Книга Шолохова захватывает всякого читателя, который дает себе отчет в величайшем значении коллективизации и который пытается ясно представить себе, как происходит этот великий исторический процесс. Хотя автор охватывает только картину происшествий на Дону — и то в первый период массовой коллективизации, в мануфактурный ее период, когда не вступили в бой еще главные орудия сельскохозяйственного переворота — тракторы и комбайны,— все же первый том шолоховского романа служит для читателя введением в дальнейшие акты великой исторической драмы. Характерно для оценки правдивости шолоховской картины то, что опыт развития колхозов за последние два года показал ярко целый ряд явлений, которые в зародыше даны уже у Шолохова. Крупный художник дал реалистический роман, и поэтому мысль, приведенная в движение событиями, последовавшими через два года после той стадии борьбы, которую рисует автор, находит в его картине материал для решения вопросов последних дней.
Роман Шолохова написан перед последними дискуссиями о творческих путях в нашей писательской среде. Слово о социалистическом реализме не было еще брошено в среду писателей, когда Шолохов писал свой роман, и, несмотря на это, роман Шолохова есть образец социалистического реализма. Он не фотографирует жизнь, он дает великую динамику борьбы. Автор понял, куда направляется исторический процесс, а так как исторический процесс идет, несмотря на все затруднения, к социализму, то жестокая картина борьбы за коллективизацию говорит в пользу жизненности, незыблемости колхозного движения. Белые попытались использовать некоторые сцены из книги Шолохова. Пусть напечатают весь роман, мы против этого не будем возражать, ибо роман Шолохова есть не только картина великой борьбы, которую читаешь с захватывающим интересом, но он является одновременно глубоко убедительным доказательством того, что колхозное движение победит мелкокрестьянскую стихию и выведет крестьянство на новый путь.

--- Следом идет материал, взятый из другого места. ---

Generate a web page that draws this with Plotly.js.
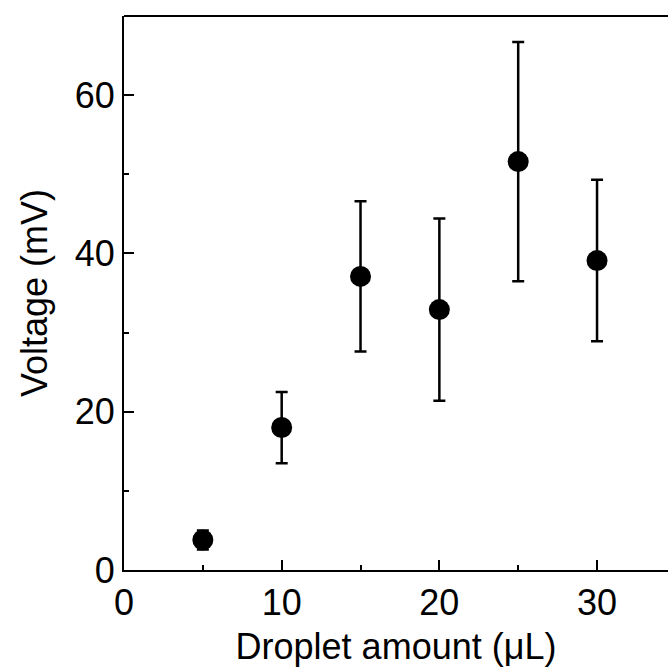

Сам Шолохов прошел от ‘Тихого Дона’ до ‘Поднятой целины’ большой путь, как художник и как сознательный человек, художественно он вырос на много голов, он научился не только великолепно показывать людей в движении, в развитии, в борьбе всех противоречий, заложенных в них, но и великолепно рисовать природу. С общественной стороны он сумел понять сложнейший исторический процесс и дать его убедительнейшим образом. Поэтому мы приветствуем его книгу не только как большое событие в советской литературе, но и как общественное дело. Она заслуживает того, чтобы стать достоянием широких народных масс, для которых она будет не только отображением борьбы, но и орудием борьбы.